清明祭祖,记忆中是一个人不可以表现得开心,天也会为逝去的人哭泣的节日。
淅淅沥沥的雨,润物无声,也像是万物在诉说不为人知的隐秘,隐秘中有沉沦,也有力量在萌芽。
小时候在家乡,女孩子是不可以跟随长辈去墓地的,只能帮他们准备好供品和香火,一壶茶水,然后眼看着家中男性络绎出门而去,女孩们留守家中,吃着为女孩准备的特别的花样馍馍,馍心包有一颗雪白的蛋,四周捏起的花边,点缀了好多鲜红的枣子,熟透了红得发黑,愈发地甜。
心里有苦,嘴里吃着甜的,好像也就淡化了。
人惯会自欺。
其实我一直都为家中这不成文的规矩愤愤不平,宁可不吃这甜的馍馍,我就想出去看看,看看他们口中长满野草,开遍春花,折一段柳插上去,随风摆动的场景。

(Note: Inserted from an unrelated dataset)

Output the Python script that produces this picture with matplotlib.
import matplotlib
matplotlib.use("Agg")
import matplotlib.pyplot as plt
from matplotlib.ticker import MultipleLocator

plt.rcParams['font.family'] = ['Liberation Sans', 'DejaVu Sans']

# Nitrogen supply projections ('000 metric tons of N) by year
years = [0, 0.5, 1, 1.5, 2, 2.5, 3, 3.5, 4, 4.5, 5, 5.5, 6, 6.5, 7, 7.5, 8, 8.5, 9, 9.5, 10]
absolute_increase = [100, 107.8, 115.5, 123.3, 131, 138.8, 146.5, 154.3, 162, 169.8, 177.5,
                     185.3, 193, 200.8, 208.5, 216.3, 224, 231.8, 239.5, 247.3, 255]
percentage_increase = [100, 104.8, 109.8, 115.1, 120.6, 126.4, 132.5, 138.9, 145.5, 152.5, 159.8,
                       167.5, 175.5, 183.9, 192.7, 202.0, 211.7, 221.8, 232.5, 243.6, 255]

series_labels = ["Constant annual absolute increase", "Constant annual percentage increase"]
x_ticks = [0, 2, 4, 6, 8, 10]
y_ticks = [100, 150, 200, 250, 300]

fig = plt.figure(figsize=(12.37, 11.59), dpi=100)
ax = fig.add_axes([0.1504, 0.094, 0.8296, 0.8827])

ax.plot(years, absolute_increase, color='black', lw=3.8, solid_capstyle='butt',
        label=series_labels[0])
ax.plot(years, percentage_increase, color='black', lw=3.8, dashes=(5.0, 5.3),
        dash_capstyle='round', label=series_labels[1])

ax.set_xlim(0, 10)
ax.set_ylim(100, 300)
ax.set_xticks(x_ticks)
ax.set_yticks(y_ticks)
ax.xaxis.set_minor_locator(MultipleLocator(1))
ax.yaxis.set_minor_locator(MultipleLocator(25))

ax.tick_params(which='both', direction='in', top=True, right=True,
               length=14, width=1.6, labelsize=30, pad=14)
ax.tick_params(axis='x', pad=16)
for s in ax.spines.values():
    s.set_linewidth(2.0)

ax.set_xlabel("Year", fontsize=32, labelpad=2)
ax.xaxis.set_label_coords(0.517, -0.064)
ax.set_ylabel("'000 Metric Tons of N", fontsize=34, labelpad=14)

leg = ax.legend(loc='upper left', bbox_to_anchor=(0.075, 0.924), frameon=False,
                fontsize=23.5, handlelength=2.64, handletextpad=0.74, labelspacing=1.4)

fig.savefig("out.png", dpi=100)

哪怕是爷爷回来口中好几次责怪风吹得有些急,香火点燃不易,那我也想去看看,想要自己亲手点燃一次,吹灭了再点,点了灭,再点燃,直到毕毕剥剥的火焰升腾起来,鲜活,热烈,传递着从生者到死者的祈愿。
然而一次也未能如愿。
如今,爷爷早已回归大地,父亲也已不在,家中也早已没了那规矩,有也没人能监督,一个任由我自己做主的清明节又到了。

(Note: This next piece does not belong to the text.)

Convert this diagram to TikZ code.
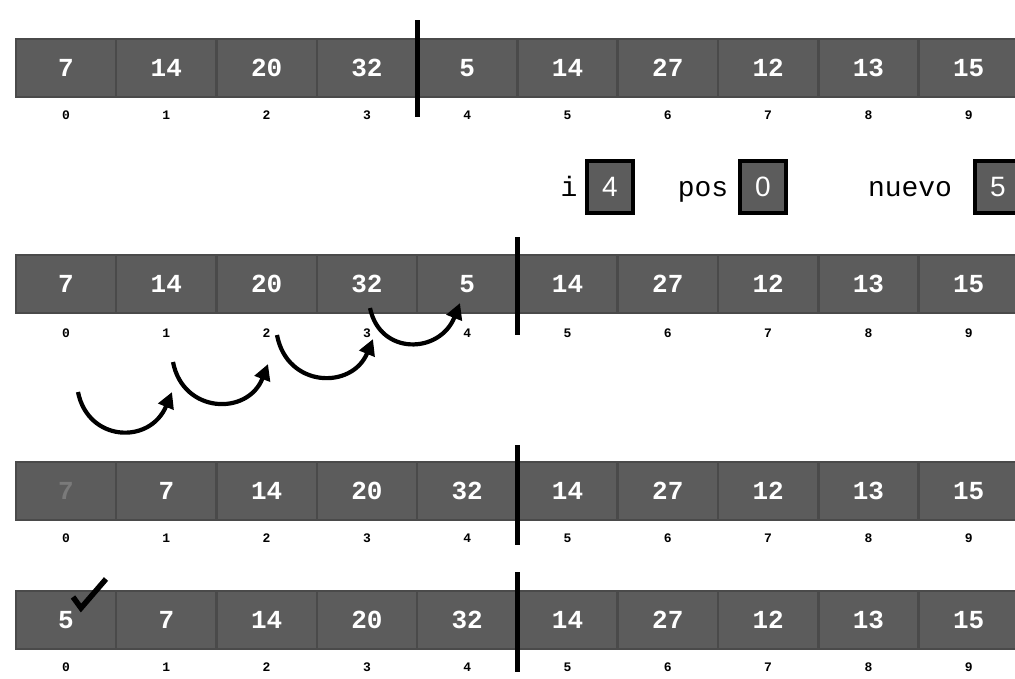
\documentclass[tikz,border=0pt]{standalone}
\usepackage{fontspec}
\setmonofont{Liberation Mono}
\setsansfont{Liberation Sans}
\usepackage{tikz}
\usetikzlibrary{positioning,arrows.meta}

\definecolor{cellgray}{HTML}{5C5C5C}
\definecolor{celledge}{HTML}{4A4A4A}
\definecolor{fadegray}{HTML}{7A7A7A}

\begin{document}
\begin{tikzpicture}[x=1pt, y=-1pt,
  cell/.style={rectangle, fill=cellgray, draw=celledge, line width=2.5pt, minimum width=100.3pt, minimum height=58pt, inner sep=0pt, text=white, font=\ttfamily\bfseries\fontsize{26}{26}\selectfont},
  idx/.style={font=\ttfamily\bfseries\fontsize{13}{13}\selectfont, inner sep=0pt},
  varbox/.style={rectangle, fill=cellgray, draw=black, line width=3.5pt, minimum width=46pt, minimum height=52pt, inner sep=0pt, text=white, font=\sffamily\fontsize{28}{28}\selectfont},
  varlabel/.style={font=\ttfamily\fontsize{28}{28}\selectfont, inner sep=0pt, anchor=base},
  divider/.style={line width=5pt},
  shiftarrow/.style={-{Triangle[length=16pt, width=16pt]}, line width=4.2pt}
]
  \useasboundingbox (0,0) rectangle (1015,678);

  % row 1: before the step
  \foreach \v [count=\i from 0] in {7,14,20,32,5,14,27,12,13,15} {
    \node[cell] (a\i) at (66+100.3*\i, 68) {\v};
    \node[idx] (ai\i) at (66+100.3*\i, 115) {\i};
  }
  \draw[divider] (417,20) -- (417,117);

  % variables
  \node[varlabel] (li) at (569,196) {i};
  \node[varbox] (vi) at (610,187) {4};
  \node[varlabel] (lpos) at (703,196) {pos};
  \node[varbox] (vpos) at (763,187) {0};
  \node[varlabel] (lnuevo) at (910,196) {nuevo};
  \node[varbox] (vnuevo) at (998,187) {5};

  % row 2: shifting
  \foreach \v [count=\i from 0] in {7,14,20,32,5,14,27,12,13,15} {
    \node[cell] (b\i) at (66+100.3*\i, 284) {\v};
    \node[idx] (bi\i) at (66+100.3*\i, 333) {\i};
  }
  \draw[divider] (517,237) -- (517,335);

  \coordinate (s0) at (78,392);  \coordinate (e0) at (172,392);
  \coordinate (s1) at (173,362); \coordinate (e1) at (268,364);
  \coordinate (s2) at (277,335); \coordinate (e2) at (373,339);
  \coordinate (s3) at (370,308); \coordinate (e3) at (460,303);
  \draw[shiftarrow] (s0) .. controls (88,442) and (150,445) .. (e0);
  \draw[shiftarrow] (s1) .. controls (183,414) and (248,416) .. (e1);
  \draw[shiftarrow] (s2) .. controls (287,388) and (352,390) .. (e2);
  \draw[shiftarrow] (s3) .. controls (380,356) and (440,354) .. (e3);

  % row 3: after shifting
  \node[cell, text=fadegray] (c0) at (66, 491) {7};
  \node[idx] (ci0) at (66, 538) {0};
  \foreach \v [count=\i from 1] in {7,14,20,32,14,27,12,13,15} {
    \node[cell] (c\i) at (66+100.3*\i, 491) {\v};
    \node[idx] (ci\i) at (66+100.3*\i, 538) {\i};
  }
  \draw[divider] (517,445) -- (517,545);

  % row 4: inserted
  \foreach \v [count=\i from 0] in {5,7,14,20,32,14,27,12,13,15} {
    \node[cell] (d\i) at (66+100.3*\i, 620) {\v};
    \node[idx] (di\i) at (66+100.3*\i, 667) {\i};
  }
  \draw[divider] (517,572) -- (517,672);
  \draw[line width=5.5pt, line join=miter] (73,597) -- (81,608) -- (106,579);
\end{tikzpicture}
\end{document}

可我突然厌了传统的一套,那些我从不擅长,甚至从未真正接触几次的形式祭奠。
我更想放下对逝者的哀痛与念想,让他们的魂灵安息,也让自己灵魂自在起来。
一脉相承之下,我会继续替他们多看看人间的美好。
我想,脚下的路,是时候一往无前。
眼前的景,我在看,他们亦在看。